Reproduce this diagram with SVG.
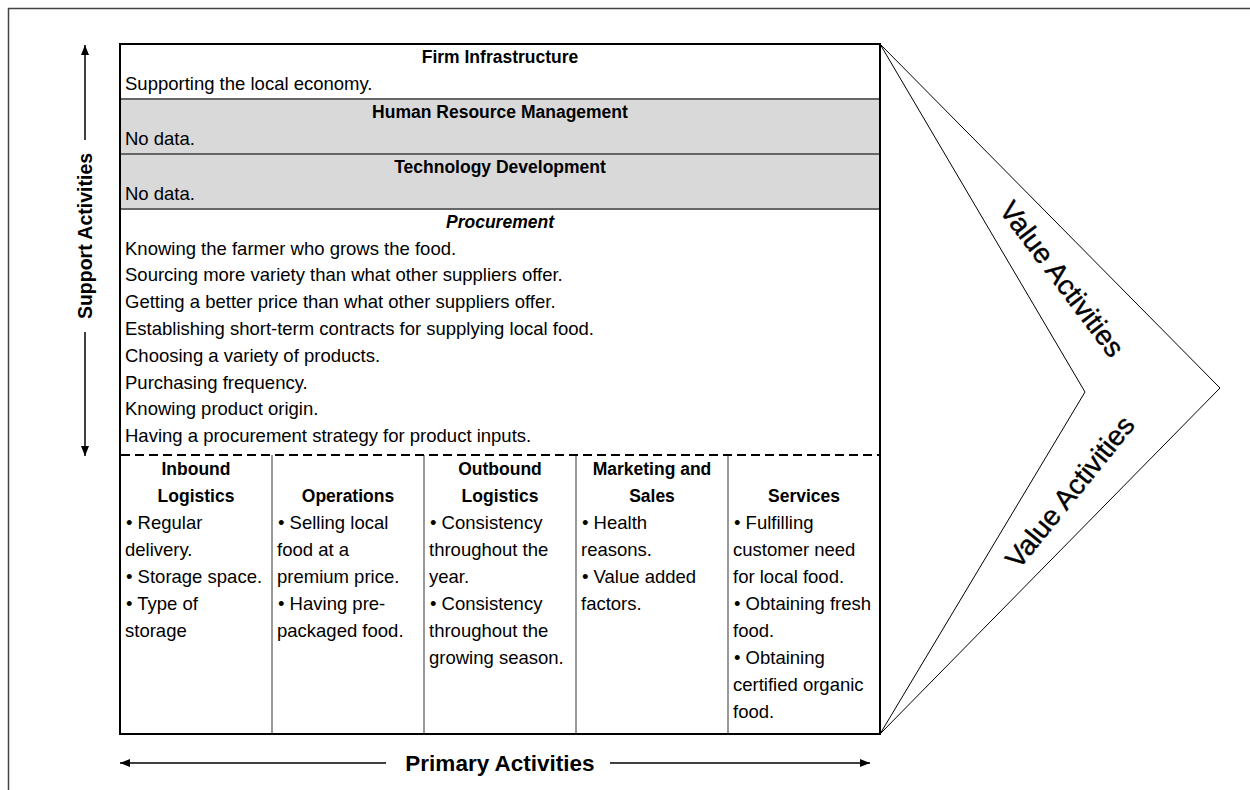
<svg xmlns="http://www.w3.org/2000/svg" width="1250" height="790" viewBox="0 0 1250 790">
  <style>
    .frame { fill: none; stroke: #444; stroke-width: 1.5; }
    .tbl { fill: none; stroke: #000; stroke-width: 2; }
    .sep { stroke: #666; stroke-width: 2; }
    .col { stroke: #777; stroke-width: 1.5; }
    .dash { stroke: #000; stroke-width: 2; stroke-dasharray: 9 5; }
    .gray { fill: #d9d9d9; }
    .chev { fill: none; stroke: #000; stroke-width: 1; }
    .arr { stroke: #000; stroke-width: 1.5; fill: none; }
    text { font-family: "Liberation Sans", Arial, sans-serif; fill: #000; }
    .t { font-size: 18.5px; }
    .h { font-size: 17.5px; font-weight: bold; text-anchor: middle; }
    .hi { font-style: italic; }
    .lbl { font-size: 19.5px; font-weight: bold; text-anchor: middle; }
    .plbl { font-size: 22.5px; font-weight: bold; text-anchor: middle; }
    .va { font-size: 28px; text-anchor: middle; dominant-baseline: central; stroke: #000; stroke-width: 0.4; }
  </style>
  <defs>
    <marker id="head" viewBox="0 0 10 10" refX="10" refY="5" markerWidth="10" markerHeight="10" markerUnits="userSpaceOnUse" orient="auto">
      <path d="M0,1 L10,5 L0,9 Z" fill="#000"/>
    </marker>
  </defs>

  <rect width="1250" height="790" fill="#fff"/>
  <!-- outer frame (left and top edges in view) -->
  <path class="frame" d="M8.5,790 V8.5 H1250"/>

  <!-- shaded support rows -->
  <rect class="gray" x="120" y="99" width="760" height="110"/>

  <g id="firm-infrastructure">
    <text class="h" x="500" y="63">Firm Infrastructure</text>
    <text class="t" x="125" y="90">Supporting the local economy.</text>
  </g>
  <g id="human-resource-management">
    <text class="h" x="500" y="118">Human Resource Management</text>
    <text class="t" x="125" y="145">No data.</text>
  </g>
  <g id="technology-development">
    <text class="h" x="500" y="173">Technology Development</text>
    <text class="t" x="125" y="200">No data.</text>
  </g>
  <g id="procurement">
    <text class="h hi" x="500" y="228">Procurement</text>
    <text class="t" x="125" y="254.5">Knowing the farmer who grows the food.</text>
    <text class="t" x="125" y="281.3">Sourcing more variety than what other suppliers offer.</text>
    <text class="t" x="125" y="308.1">Getting a better price than what other suppliers offer.</text>
    <text class="t" x="125" y="334.9">Establishing short-term contracts for supplying local food.</text>
    <text class="t" x="125" y="361.7">Choosing a variety of products.</text>
    <text class="t" x="125" y="388.5">Purchasing frequency.</text>
    <text class="t" x="125" y="415.3">Knowing product origin.</text>
    <text class="t" x="125" y="442.1">Having a procurement strategy for product inputs.</text>
  </g>

  <g id="inbound-logistics">
    <text class="h" x="196" y="475">Inbound</text>
    <text class="h" x="196" y="502">Logistics</text>
    <text class="t" x="126" y="529">• Regular</text>
    <text class="t" x="125" y="556">delivery.</text>
    <text class="t" x="126" y="583">• Storage space.</text>
    <text class="t" x="126" y="610">• Type of</text>
    <text class="t" x="125" y="637">storage</text>
  </g>
  <g id="operations">
    <text class="h" x="348" y="502">Operations</text>
    <text class="t" x="278" y="529">• Selling local</text>
    <text class="t" x="277" y="556">food at a</text>
    <text class="t" x="277" y="583">premium price.</text>
    <text class="t" x="278" y="610">• Having pre-</text>
    <text class="t" x="277" y="637">packaged food.</text>
  </g>
  <g id="outbound-logistics">
    <text class="h" x="500" y="475">Outbound</text>
    <text class="h" x="500" y="502">Logistics</text>
    <text class="t" x="430" y="529">• Consistency</text>
    <text class="t" x="429" y="556">throughout the</text>
    <text class="t" x="429" y="583">year.</text>
    <text class="t" x="430" y="610">• Consistency</text>
    <text class="t" x="429" y="637">throughout the</text>
    <text class="t" x="429" y="664">growing season.</text>
  </g>
  <g id="marketing-and-sales">
    <text class="h" x="652" y="475">Marketing and</text>
    <text class="h" x="652" y="502">Sales</text>
    <text class="t" x="582" y="529">• Health</text>
    <text class="t" x="581" y="556">reasons.</text>
    <text class="t" x="582" y="583">• Value added</text>
    <text class="t" x="581" y="610">factors.</text>
  </g>
  <g id="services">
    <text class="h" x="804" y="502">Services</text>
    <text class="t" x="734" y="529">• Fulfilling</text>
    <text class="t" x="733" y="556">customer need</text>
    <text class="t" x="733" y="583">for local food.</text>
    <text class="t" x="734" y="610">• Obtaining fresh</text>
    <text class="t" x="733" y="637">food.</text>
    <text class="t" x="734" y="664">• Obtaining</text>
    <text class="t" x="733" y="691">certified organic</text>
    <text class="t" x="733" y="718">food.</text>
  </g>

  <!-- table rules -->
  <g id="table-grid">
    <line class="sep" x1="120" y1="99" x2="880" y2="99"/>
    <line class="sep" x1="120" y1="154" x2="880" y2="154"/>
    <line class="sep" x1="120" y1="209" x2="880" y2="209"/>
    <line class="col" x1="272" y1="455" x2="272" y2="734"/>
    <line class="col" x1="424" y1="455" x2="424" y2="734"/>
    <line class="col" x1="576" y1="455" x2="576" y2="734"/>
    <line class="col" x1="728" y1="455" x2="728" y2="734"/>
    <line class="dash" x1="121" y1="455" x2="879" y2="455"/>
    <rect class="tbl" x="120" y="44" width="760" height="690"/>
  </g>

  <!-- margin chevron -->
  <g id="value-chevron">
    <polyline class="chev" points="880,44 1220,388 880,734"/>
    <polyline class="chev" points="880,44 1085,392 880,734"/>
    <text class="va" transform="translate(1062,279) rotate(53)">Value Activities</text>
    <text class="va" transform="translate(1070,492) rotate(-51)">Value Activities</text>
  </g>

  <g id="support-label">
    <text class="lbl" transform="translate(92,236) rotate(-90)">Support Activities</text>
  </g>
  <g id="primary-label">
    <text class="plbl" x="500" y="771">Primary Activities</text>
  </g>

  <g id="connectors">
    <line class="arr" x1="85" y1="140" x2="85" y2="45" marker-end="url(#head)"/>
    <line class="arr" x1="85" y1="332" x2="85" y2="456" marker-end="url(#head)"/>
    <line class="arr" x1="386" y1="763" x2="120" y2="763" marker-end="url(#head)"/>
    <line class="arr" x1="610" y1="763" x2="870" y2="763" marker-end="url(#head)"/>
  </g>
</svg>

******************************

Exercise details =
Copy out the data above exactly, except the pictures.

Solution to this task =
Reproduce this diagram with SVG.
<svg xmlns="http://www.w3.org/2000/svg" width="1250" height="790" viewBox="0 0 1250 790">
  <style>
    .frame { fill: none; stroke: #444; stroke-width: 1.5; }
    .tbl { fill: none; stroke: #000; stroke-width: 2; }
    .sep { stroke: #666; stroke-width: 2; }
    .col { stroke: #777; stroke-width: 1.5; }
    .dash { stroke: #000; stroke-width: 2; stroke-dasharray: 9 5; }
    .gray { fill: #d9d9d9; }
    .chev { fill: none; stroke: #000; stroke-width: 1; }
    .arr { stroke: #000; stroke-width: 1.5; fill: none; }
    text { font-family: "Liberation Sans", Arial, sans-serif; fill: #000; }
    .t { font-size: 18.5px; }
    .h { font-size: 17.5px; font-weight: bold; text-anchor: middle; }
    .hi { font-style: italic; }
    .lbl { font-size: 19.5px; font-weight: bold; text-anchor: middle; }
    .plbl { font-size: 22.5px; font-weight: bold; text-anchor: middle; }
    .va { font-size: 28px; text-anchor: middle; dominant-baseline: central; stroke: #000; stroke-width: 0.4; }
  </style>
  <defs>
    <marker id="head" viewBox="0 0 10 10" refX="10" refY="5" markerWidth="10" markerHeight="10" markerUnits="userSpaceOnUse" orient="auto">
      <path d="M0,1 L10,5 L0,9 Z" fill="#000"/>
    </marker>
  </defs>

  <rect width="1250" height="790" fill="#fff"/>
  <!-- outer frame (left and top edges in view) -->
  <path class="frame" d="M8.5,790 V8.5 H1250"/>

  <!-- shaded support rows -->
  <rect class="gray" x="120" y="99" width="760" height="110"/>

  <g id="firm-infrastructure">
    <text class="h" x="500" y="63">Firm Infrastructure</text>
    <text class="t" x="125" y="90">Supporting the local economy.</text>
  </g>
  <g id="human-resource-management">
    <text class="h" x="500" y="118">Human Resource Management</text>
    <text class="t" x="125" y="145">No data.</text>
  </g>
  <g id="technology-development">
    <text class="h" x="500" y="173">Technology Development</text>
    <text class="t" x="125" y="200">No data.</text>
  </g>
  <g id="procurement">
    <text class="h hi" x="500" y="228">Procurement</text>
    <text class="t" x="125" y="254.5">Knowing the farmer who grows the food.</text>
    <text class="t" x="125" y="281.3">Sourcing more variety than what other suppliers offer.</text>
    <text class="t" x="125" y="308.1">Getting a better price than what other suppliers offer.</text>
    <text class="t" x="125" y="334.9">Establishing short-term contracts for supplying local food.</text>
    <text class="t" x="125" y="361.7">Choosing a variety of products.</text>
    <text class="t" x="125" y="388.5">Purchasing frequency.</text>
    <text class="t" x="125" y="415.3">Knowing product origin.</text>
    <text class="t" x="125" y="442.1">Having a procurement strategy for product inputs.</text>
  </g>

  <g id="inbound-logistics">
    <text class="h" x="196" y="475">Inbound</text>
    <text class="h" x="196" y="502">Logistics</text>
    <text class="t" x="126" y="529">• Regular</text>
    <text class="t" x="125" y="556">delivery.</text>
    <text class="t" x="126" y="583">• Storage space.</text>
    <text class="t" x="126" y="610">• Type of</text>
    <text class="t" x="125" y="637">storage</text>
  </g>
  <g id="operations">
    <text class="h" x="348" y="502">Operations</text>
    <text class="t" x="278" y="529">• Selling local</text>
    <text class="t" x="277" y="556">food at a</text>
    <text class="t" x="277" y="583">premium price.</text>
    <text class="t" x="278" y="610">• Having pre-</text>
    <text class="t" x="277" y="637">packaged food.</text>
  </g>
  <g id="outbound-logistics">
    <text class="h" x="500" y="475">Outbound</text>
    <text class="h" x="500" y="502">Logistics</text>
    <text class="t" x="430" y="529">• Consistency</text>
    <text class="t" x="429" y="556">throughout the</text>
    <text class="t" x="429" y="583">year.</text>
    <text class="t" x="430" y="610">• Consistency</text>
    <text class="t" x="429" y="637">throughout the</text>
    <text class="t" x="429" y="664">growing season.</text>
  </g>
  <g id="marketing-and-sales">
    <text class="h" x="652" y="475">Marketing and</text>
    <text class="h" x="652" y="502">Sales</text>
    <text class="t" x="582" y="529">• Health</text>
    <text class="t" x="581" y="556">reasons.</text>
    <text class="t" x="582" y="583">• Value added</text>
    <text class="t" x="581" y="610">factors.</text>
  </g>
  <g id="services">
    <text class="h" x="804" y="502">Services</text>
    <text class="t" x="734" y="529">• Fulfilling</text>
    <text class="t" x="733" y="556">customer need</text>
    <text class="t" x="733" y="583">for local food.</text>
    <text class="t" x="734" y="610">• Obtaining fresh</text>
    <text class="t" x="733" y="637">food.</text>
    <text class="t" x="734" y="664">• Obtaining</text>
    <text class="t" x="733" y="691">certified organic</text>
    <text class="t" x="733" y="718">food.</text>
  </g>

  <!-- table rules -->
  <g id="table-grid">
    <line class="sep" x1="120" y1="99" x2="880" y2="99"/>
    <line class="sep" x1="120" y1="154" x2="880" y2="154"/>
    <line class="sep" x1="120" y1="209" x2="880" y2="209"/>
    <line class="col" x1="272" y1="455" x2="272" y2="734"/>
    <line class="col" x1="424" y1="455" x2="424" y2="734"/>
    <line class="col" x1="576" y1="455" x2="576" y2="734"/>
    <line class="col" x1="728" y1="455" x2="728" y2="734"/>
    <line class="dash" x1="121" y1="455" x2="879" y2="455"/>
    <rect class="tbl" x="120" y="44" width="760" height="690"/>
  </g>

  <!-- margin chevron -->
  <g id="value-chevron">
    <polyline class="chev" points="880,44 1220,388 880,734"/>
    <polyline class="chev" points="880,44 1085,392 880,734"/>
    <text class="va" transform="translate(1062,279) rotate(53)">Value Activities</text>
    <text class="va" transform="translate(1070,492) rotate(-51)">Value Activities</text>
  </g>

  <g id="support-label">
    <text class="lbl" transform="translate(92,236) rotate(-90)">Support Activities</text>
  </g>
  <g id="primary-label">
    <text class="plbl" x="500" y="771">Primary Activities</text>
  </g>

  <g id="connectors">
    <line class="arr" x1="85" y1="140" x2="85" y2="45" marker-end="url(#head)"/>
    <line class="arr" x1="85" y1="332" x2="85" y2="456" marker-end="url(#head)"/>
    <line class="arr" x1="386" y1="763" x2="120" y2="763" marker-end="url(#head)"/>
    <line class="arr" x1="610" y1="763" x2="870" y2="763" marker-end="url(#head)"/>
  </g>
</svg>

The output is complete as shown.